At its brightest it can be mag. +9.4, so this opposition doesn’t present it at optimal brightness. It takes 3.64 years to orbit the Sun, an orbit that takes it out as far as 2.67 AU and as close as 2.07 AU.
Urania is an S-type or siliceous asteroid, a class that has a stony or mineralogical composition. S-type asteroids account for about 17% of asteroids.
Strictly speaking Urania starts the month in Sagittarius, the Archer, 2˚ north of mag. +4.2, 3 Sagittarii. This positions it very close Sagittarius’s western border and tracking west.
It’s not long before Urania crosses this invisible demarcation line, slipping into Ophiuchus in the early hours of 3 June.
Urania remains above or equal to mag. +11.0 all month, a viable target for a small telescope, but beyond average binocular range.
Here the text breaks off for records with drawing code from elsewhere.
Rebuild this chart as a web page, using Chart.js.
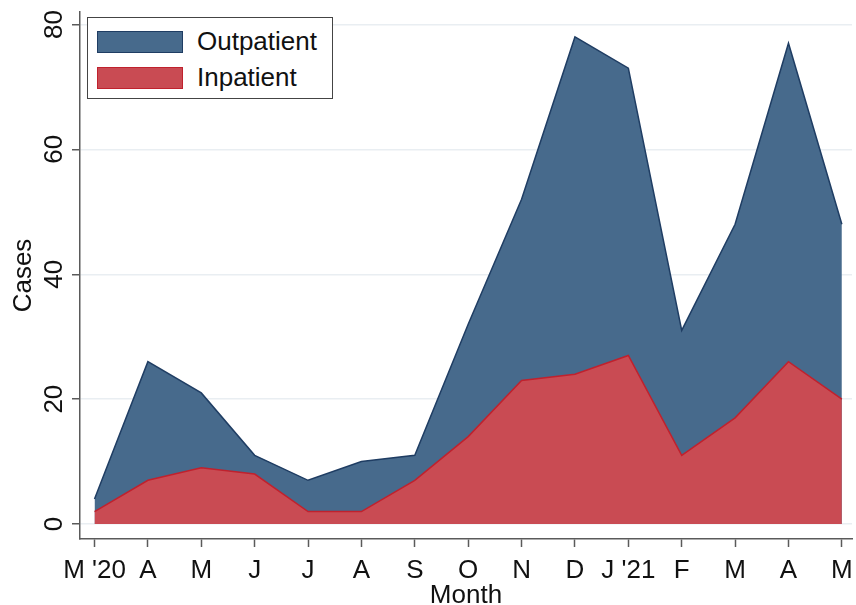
<!DOCTYPE html>
<html lang="en">
<head>
    <meta charset="UTF-8">
    <title>Cases by month</title>
    <script src="https://cdn.jsdelivr.net/npm/chart.js"></script>
    <style>
        html, body { margin: 0; padding: 0; background: #fff; }
        #wrap { position: relative; width: 856px; height: 605px; }
        #legend {
            position: absolute; left: 87px; top: 17px; width: 246px; height: 82px;
            border: 1px solid #444; background: #fff; box-sizing: border-box;
            font-family: "Liberation Sans", Arial, sans-serif; font-size: 26px; color: #111;
        }
        .row { position: absolute; left: 9px; height: 22px; }
        .sw { position: absolute; left: 0; top: 0; width: 86px; height: 22px; box-sizing: border-box; }
        .lab { position: absolute; left: 100px; top: -5px; line-height: 30px; white-space: nowrap; }
    </style>
</head>
<body>
<div id="wrap">
    <canvas id="chart" width="856" height="605"></canvas>
    <div id="legend">
        <div class="row" style="top:13px"><div class="sw" id="swOut"></div><div class="lab">Outpatient</div></div>
        <div class="row" style="top:49px"><div class="sw" id="swIn"></div><div class="lab">Inpatient</div></div>
    </div>
</div>
<script>
    // data
    const months = ["M '20", 'A', 'M', 'J', 'J', 'A', 'S', 'O', 'N', 'D', "J '21", 'F', 'M', 'A', 'M'];
    const outpatient = [4, 26, 21, 11, 7, 10, 11, 32, 52, 78, 73, 31, 48, 77, 48];  // top of blue area
    const inpatient = [2, 7, 9, 8, 2, 2, 7, 14, 23, 24, 27, 11, 17, 26, 20];
    const yTicks = [0, 20, 40, 60, 80];

    const FONT = '"Liberation Sans", Arial, sans-serif';
    const blueFill = '#476a8c', blueLine = '#1f3d63';
    const redFill = '#c94b53', redLine = '#c0212d';
    const axisCol = '#5a5a5a';

    document.getElementById('swOut').style.cssText += `background:${blueFill};border:1.5px solid ${blueLine};`;
    document.getElementById('swIn').style.cssText += `background:${redFill};border:1.5px solid ${redLine};`;

    // y tick labels are rotated in the original, so they are drawn here
    const yLabels = {
        id: 'yLabels',
        afterDraw(chart) {
            const ctx = chart.ctx, y = chart.scales.y;
            ctx.save();
            ctx.font = '26px ' + FONT;
            ctx.fillStyle = '#111';
            ctx.textAlign = 'center';
            ctx.textBaseline = 'alphabetic';
            yTicks.forEach(v => {
                ctx.save();
                ctx.translate(62, y.getPixelForValue(v));
                ctx.rotate(-Math.PI / 2);
                ctx.fillText(String(v), 0, 0);
                ctx.restore();
            });
            ctx.restore();
        }
    };

    new Chart(document.getElementById('chart'), {
        type: 'line',
        data: {
            datasets: [{
                label: 'Outpatient',
                data: outpatient.map((v, i) => ({ x: i, y: v })),
                backgroundColor: blueFill,
                borderColor: blueLine,
                borderWidth: 1.5,
                fill: 'origin',
                pointRadius: 0,
                tension: 0,
                order: 1
            }, {
                label: 'Inpatient',
                data: inpatient.map((v, i) => ({ x: i, y: v })),
                backgroundColor: redFill,
                borderColor: redLine,
                borderWidth: 1.5,
                fill: 'origin',
                pointRadius: 0,
                tension: 0,
                order: 0
            }]
        },
        options: {
            responsive: false,
            animation: false,
            layout: { padding: { top: 12, right: 4, left: 0, bottom: 0 } },
            plugins: { legend: { display: false }, tooltip: { enabled: false } },
            scales: {
                x: {
                    type: 'linear',
                    min: -0.272,
                    max: 14.19,
                    afterBuildTicks: s => { s.ticks = months.map((m, i) => ({ value: i })); },
                    afterFit: s => { s.height = 66; s.paddingLeft = 0; s.paddingRight = 0; },
                    ticks: {
                        callback: v => months[v],
                        autoSkip: false,
                        maxRotation: 0,
                        padding: 8,
                        color: '#111',
                        font: { family: FONT, size: 26 }
                    },
                    grid: { drawOnChartArea: false, drawTicks: true, tickLength: 8, tickColor: axisCol, tickWidth: 1.5 },
                    border: { display: true, color: axisCol, width: 1.5 },
                    title: {
                        display: true, text: 'Month', color: '#111',
                        font: { family: FONT, size: 26, lineHeight: 0.7 },
                        padding: { top: 0, bottom: 0 }
                    }
                },
                y: {
                    min: -2.4,
                    max: 82,
                    afterBuildTicks: s => { s.ticks = yTicks.map(v => ({ value: v })); },
                    afterFit: s => { s.width = 80; },
                    ticks: { display: false },
                    grid: { color: '#e9eef2', lineWidth: 1.5, drawTicks: true, tickLength: 8, tickColor: axisCol, tickWidth: 1.5 },
                    border: { display: true, color: axisCol, width: 1.5 },
                    title: {
                        display: true, text: 'Cases', color: '#111',
                        font: { family: FONT, size: 26, lineHeight: 1 },
                        padding: { top: 11, bottom: 0 }
                    }
                }
            }
        },
        plugins: [yLabels]
    });
</script>
</body>
</html>
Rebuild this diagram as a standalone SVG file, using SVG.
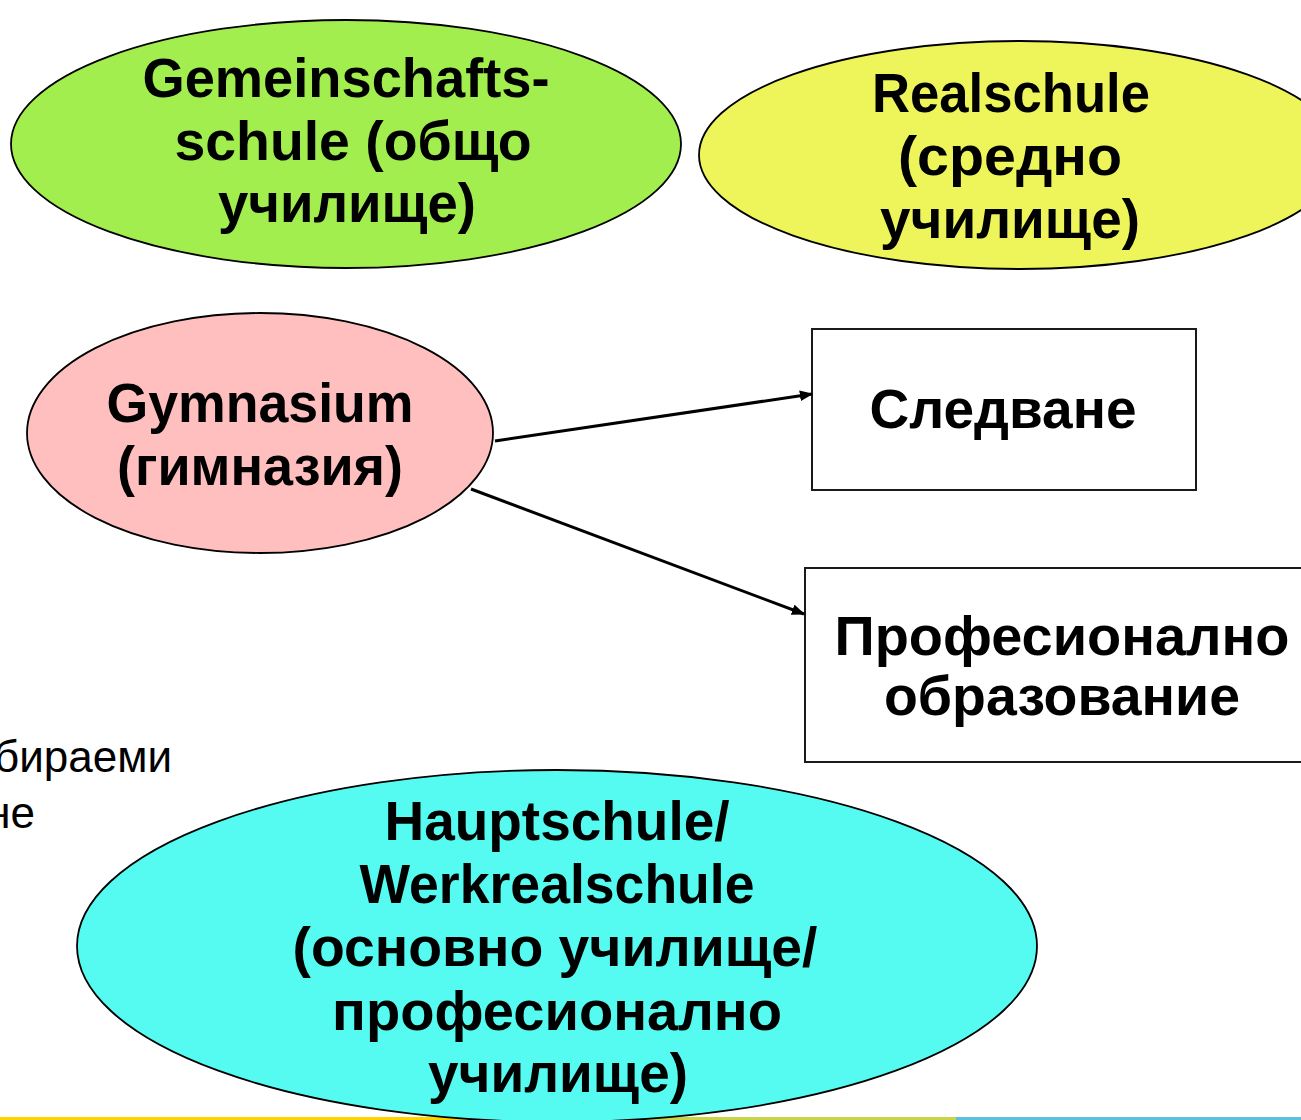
<svg xmlns="http://www.w3.org/2000/svg" width="1301" height="1120" viewBox="0 0 1301 1120">
  <style>
    .node { stroke: #000; stroke-width: 1.8; }
    .box { fill: #fff; stroke: #1a1a1a; stroke-width: 2; }
    .lbl { font-family: "Liberation Sans", Arial, sans-serif; font-weight: bold; font-size: 55px; fill: #000; text-anchor: middle; }
    .side { font-family: "Liberation Sans", Arial, sans-serif; font-size: 44px; fill: #000; text-anchor: end; }
    .conn { stroke: #000; stroke-width: 3; fill: none; marker-end: url(#arr); }
  </style>
  <defs>
    <marker id="arr" viewBox="0 0 10 8" refX="9" refY="4" markerWidth="4.5" markerHeight="3.6" orient="auto" markerUnits="strokeWidth">
      <path d="M0,0 L10,4 L0,8 Z" fill="#000"/>
    </marker>
  </defs>
  <rect width="1301" height="1120" fill="#fff"/>

  <g id="footer-band">
    <rect x="0" y="1117" width="560" height="3" fill="#FFD200"/>
    <rect x="560" y="1117" width="396" height="3" fill="#C8D44A"/>
    <rect x="956" y="1117" width="345" height="3" fill="#5BC0DE"/>
  </g>

  <g id="side-text">
    <text class="side" x="172" y="772">бираеми</text>
    <text class="side" x="35" y="828">не</text>
  </g>

  <g id="gemeinschaftsschule">
    <ellipse class="node" cx="346" cy="144" rx="335" ry="124" fill="#A2EE4E"/>
    <text class="lbl" x="346" y="97" textLength="407" lengthAdjust="spacingAndGlyphs">Gemeinschafts-</text>
    <text class="lbl" x="353" y="160" textLength="357" lengthAdjust="spacingAndGlyphs">schule (общо</text>
    <text class="lbl" x="347" y="222" textLength="258" lengthAdjust="spacingAndGlyphs">училище)</text>
  </g>

  <g id="realschule">
    <ellipse class="node" cx="1020" cy="155" rx="321" ry="114" fill="#EDF55A"/>
    <text class="lbl" x="1011" y="112" textLength="278" lengthAdjust="spacingAndGlyphs">Realschule</text>
    <text class="lbl" x="1010" y="175" textLength="224" lengthAdjust="spacingAndGlyphs">(средно</text>
    <text class="lbl" x="1010" y="238" textLength="260" lengthAdjust="spacingAndGlyphs">училище)</text>
  </g>

  <g id="gymnasium">
    <ellipse class="node" cx="260" cy="433" rx="233" ry="120" fill="#FFBFBF"/>
    <text class="lbl" x="260" y="422" textLength="307" lengthAdjust="spacingAndGlyphs">Gymnasium</text>
    <text class="lbl" x="260" y="485" textLength="286" lengthAdjust="spacingAndGlyphs">(гимназия)</text>
  </g>

  <g id="sledvane">
    <rect class="box" x="812" y="329" width="384" height="161"/>
    <text class="lbl" x="1003" y="428" textLength="267" lengthAdjust="spacingAndGlyphs">Следване</text>
  </g>

  <g id="profesionalno">
    <rect class="box" x="805" y="568" width="520" height="194"/>
    <text class="lbl" x="1062" y="655" textLength="455" lengthAdjust="spacingAndGlyphs">Професионално</text>
    <text class="lbl" x="1062" y="715" textLength="356" lengthAdjust="spacingAndGlyphs">образование</text>
  </g>

  <g id="hauptschule">
    <ellipse class="node" cx="557" cy="946" rx="480" ry="176" fill="#55FBF0"/>
    <text class="lbl" x="557" y="840" textLength="345" lengthAdjust="spacingAndGlyphs">Hauptschule/</text>
    <text class="lbl" x="557" y="903" textLength="395" lengthAdjust="spacingAndGlyphs">Werkrealschule</text>
    <text class="lbl" x="555" y="966" textLength="525" lengthAdjust="spacingAndGlyphs">(основно училище/</text>
    <text class="lbl" x="557" y="1030" textLength="450" lengthAdjust="spacingAndGlyphs">професионално</text>
    <text class="lbl" x="558" y="1092" textLength="260" lengthAdjust="spacingAndGlyphs">училище)</text>
  </g>

  <g id="connectors">
    <line class="conn" x1="495" y1="441" x2="812" y2="394"/>
    <line class="conn" x1="471" y1="489" x2="804" y2="614"/>
  </g>
</svg>
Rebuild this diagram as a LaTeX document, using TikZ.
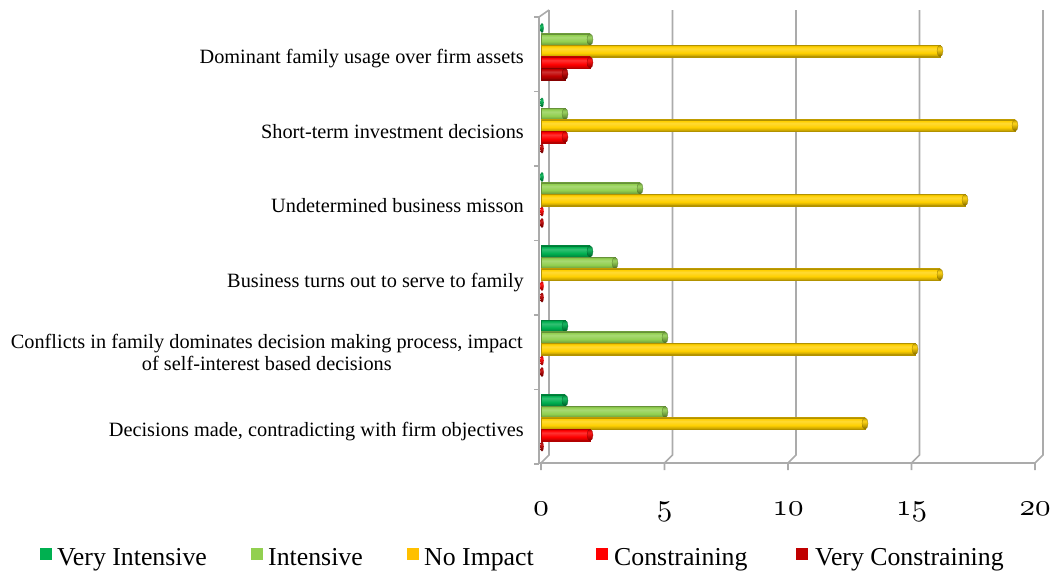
\documentclass[tikz,border=0pt]{standalone}
\usepackage{fontspec}
\setmainfont{Liberation Serif}
\usepackage{graphicx}
\definecolor{cVI}{HTML}{00B050}
\definecolor{cI}{HTML}{92D050}
\definecolor{cNI}{HTML}{FFC000}
\definecolor{cC}{HTML}{FF0000}
\definecolor{cVC}{HTML}{C00000}
\definecolor{bVI}{HTML}{00B050}
\definecolor{bI}{HTML}{92D050}
\definecolor{bNI}{HTML}{FFD000}
\definecolor{bC}{HTML}{FF0000}
\definecolor{bVC}{HTML}{C00000}
\definecolor{gridgray}{HTML}{ABABAB}
\newcommand\mkshade[1]{%
  \pgfdeclareverticalshading{body#1}{100bp}{color(0bp)=(#1!55!black); color(25bp)=(#1!55!black);
    color(30bp)=(#1!80!black); color(42bp)=(#1); color(60bp)=(#1!80!white);
    color(70bp)=(#1); color(75bp)=(#1!85!black); color(100bp)=(#1!85!black)}%
  \pgfdeclareverticalshading{cap#1}{100bp}{color(0bp)=(#1!45!black); color(25bp)=(#1!45!black);
    color(40bp)=(#1!75!black); color(60bp)=(#1!90!white);
    color(75bp)=(#1!75!black); color(100bp)=(#1!75!black)}}
\mkshade{bVI}\mkshade{bI}\mkshade{bNI}\mkshade{bC}\mkshade{bVC}
\newcommand\drawbar[4]{%
  \pgfmathsetmacro\yc{17+74.5*#1+11+11.5*#2}%
  \pgfmathsetmacro\xe{541+25*#3-1}%
  \ifdim #3pt>0pt
    \path[shading=body#4,draw=#4!70!black, line width=0.3pt] (541,\yc-5.75) rectangle (\xe,\yc+5.75);
    \path[shading=cap#4,draw=#4!60!black, line width=0.3pt] (\xe,\yc) ellipse (3 and 5.75);
  \else
    \path[shading=cap#4] (542,\yc) ellipse (1.8 and 5);
  \fi}
\newcommand\osnum[1]{\scalebox{3.1}{\usefont{OML}{cmm}{m}{it}#1}}
\begin{document}
\begin{tikzpicture}[x=1pt,y=-1pt,
  gridline/.style={draw=gridgray,line width=1.6pt},
  catlabel/.style={font=\fontsize{20.3}{22}\selectfont,inner sep=0pt,anchor=base east},
  leglabel/.style={font=\fontsize{25.8}{28}\selectfont,inner sep=0pt,anchor=base west},
  legbox/.style={minimum size=12pt,inner sep=0pt,anchor=north west},
  ticklabel/.style={inner sep=0pt,anchor=base}]
\useasboundingbox (0,0) rectangle (1057,571);
% walls and gridlines
\foreach \k in {0,...,4} {
  \pgfmathsetmacro\xf{541+123.5*\k}
  \draw[gridline] (\xf+8,10) -- (\xf+8,455) -- (\xf,463) -- (\xf,470);
}
\draw[gridline] (539,463) -- (1035,463);
\draw[gridline] (549,10) -- (539,17) -- (539,463);
\foreach \g in {0,...,6} {
  \draw[gridline] (534,17+74.5*\g) -- (539,17+74.5*\g);
}
% bars: group, series, value, colour
\drawbar{0}{0}{0}{bVI}\drawbar{0}{1}{2}{bI}\drawbar{0}{2}{16}{bNI}\drawbar{0}{3}{2}{bC}\drawbar{0}{4}{1}{bVC}
\drawbar{1}{0}{0}{bVI}\drawbar{1}{1}{1}{bI}\drawbar{1}{2}{19}{bNI}\drawbar{1}{3}{1}{bC}\drawbar{1}{4}{0}{bVC}
\drawbar{2}{0}{0}{bVI}\drawbar{2}{1}{4}{bI}\drawbar{2}{2}{17}{bNI}\drawbar{2}{3}{0}{bC}\drawbar{2}{4}{0}{bVC}
\drawbar{3}{0}{2}{bVI}\drawbar{3}{1}{3}{bI}\drawbar{3}{2}{16}{bNI}\drawbar{3}{3}{0}{bC}\drawbar{3}{4}{0}{bVC}
\drawbar{4}{0}{1}{bVI}\drawbar{4}{1}{5}{bI}\drawbar{4}{2}{15}{bNI}\drawbar{4}{3}{0}{bC}\drawbar{4}{4}{0}{bVC}
\drawbar{5}{0}{1}{bVI}\drawbar{5}{1}{5}{bI}\drawbar{5}{2}{13}{bNI}\drawbar{5}{3}{2}{bC}\drawbar{5}{4}{0}{bVC}
% category labels
\node[catlabel] (l1) at (524,63) {Dominant family usage over firm assets};
\node[catlabel] (l2) at (524,138) {Short-term investment decisions};
\node[catlabel] (l3) at (524,212) {Undetermined business misson};
\node[catlabel] (l4) at (524,287) {Business turns out to serve to family};
\node[catlabel] (l5a) at (523,348) {Conflicts in family dominates decision making process, impact};
\node[catlabel,anchor=base] (l5b) at ([yshift=-22pt]l5a.base) {of self-interest based decisions};
\node[catlabel] (l6) at (524,436) {Decisions made, contradicting with firm objectives};
% axis numbers
\foreach \k/\lab in {0/0,1/5,2/10,3/15,4/20} {
  \node[ticklabel] (t\k) at (541+123.5*\k,515) {\osnum{\lab}};
}
% legend
\node[legbox,fill=cVI] (s1) at (40,548) {};
\node[leglabel] (g1) at (57,565) {Very Intensive};
\node[legbox,fill=cI] (s2) at (251,548) {};
\node[leglabel] (g2) at (268,565) {Intensive};
\node[legbox,fill=cNI] (s3) at (407,548) {};
\node[leglabel] (g3) at (424,565) {No Impact};
\node[legbox,fill=cC] (s4) at (596,548) {};
\node[leglabel] (g4) at (614,565) {Constraining};
\node[legbox,fill=cVC] (s5) at (796,548) {};
\node[leglabel] (g5) at (815,565) {Very Constraining};
\end{tikzpicture}
\end{document}
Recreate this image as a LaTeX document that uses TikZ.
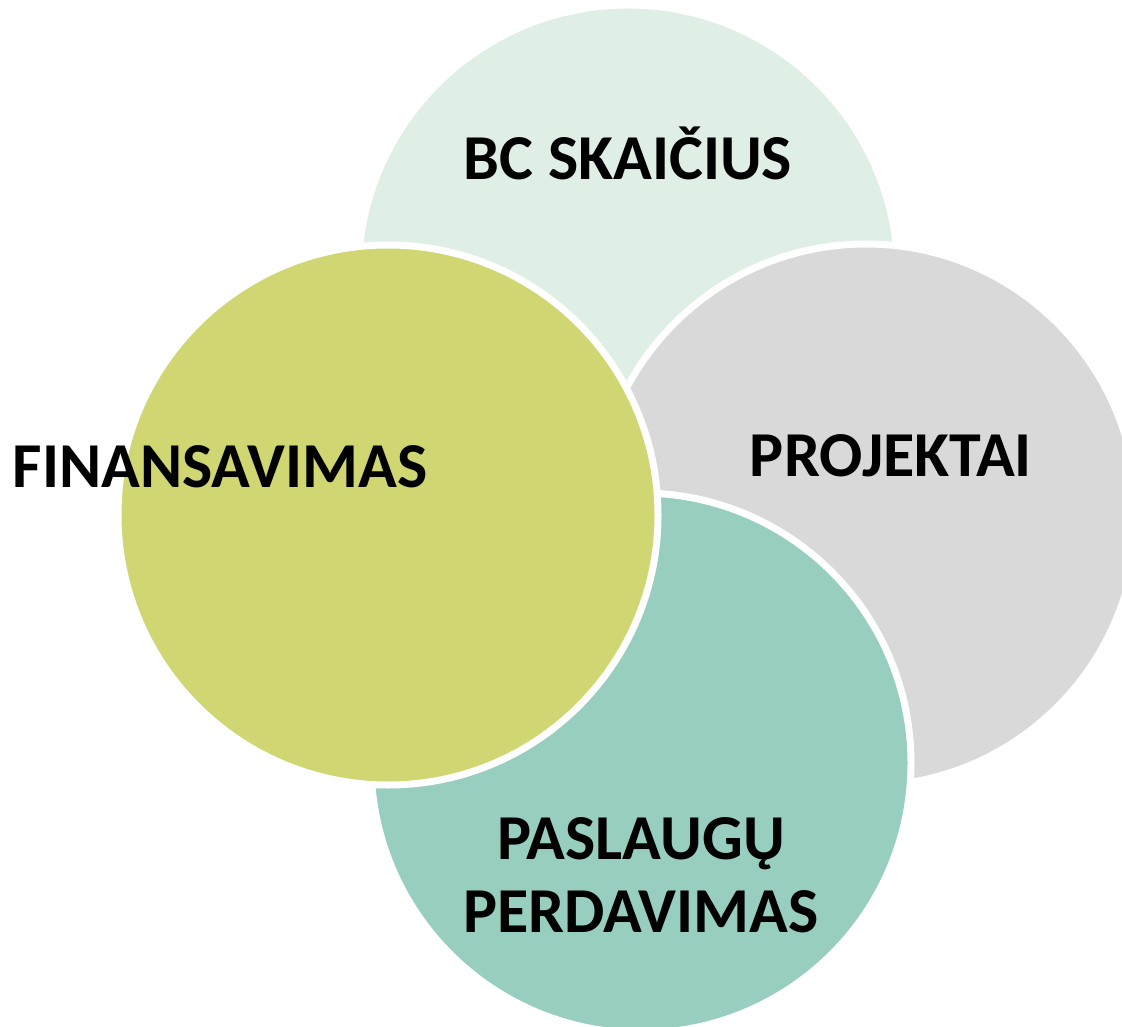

Its track this month takes it 2˚ south of the mag. +7.4 globular cluster NGC 6401 on the nights of 6/7, 7/8 and 8/9 June.
It passes 0.5º south of mag. +3.3 Theta (θ) Ophiuchi on 22/23 June.
By the month’s end, it’s located 4˚ east-northeast of the mag. +6.8 globular cluster M19. The bright skies found near the June solstice will make locating even a mag. +11.0 object trickier than normal.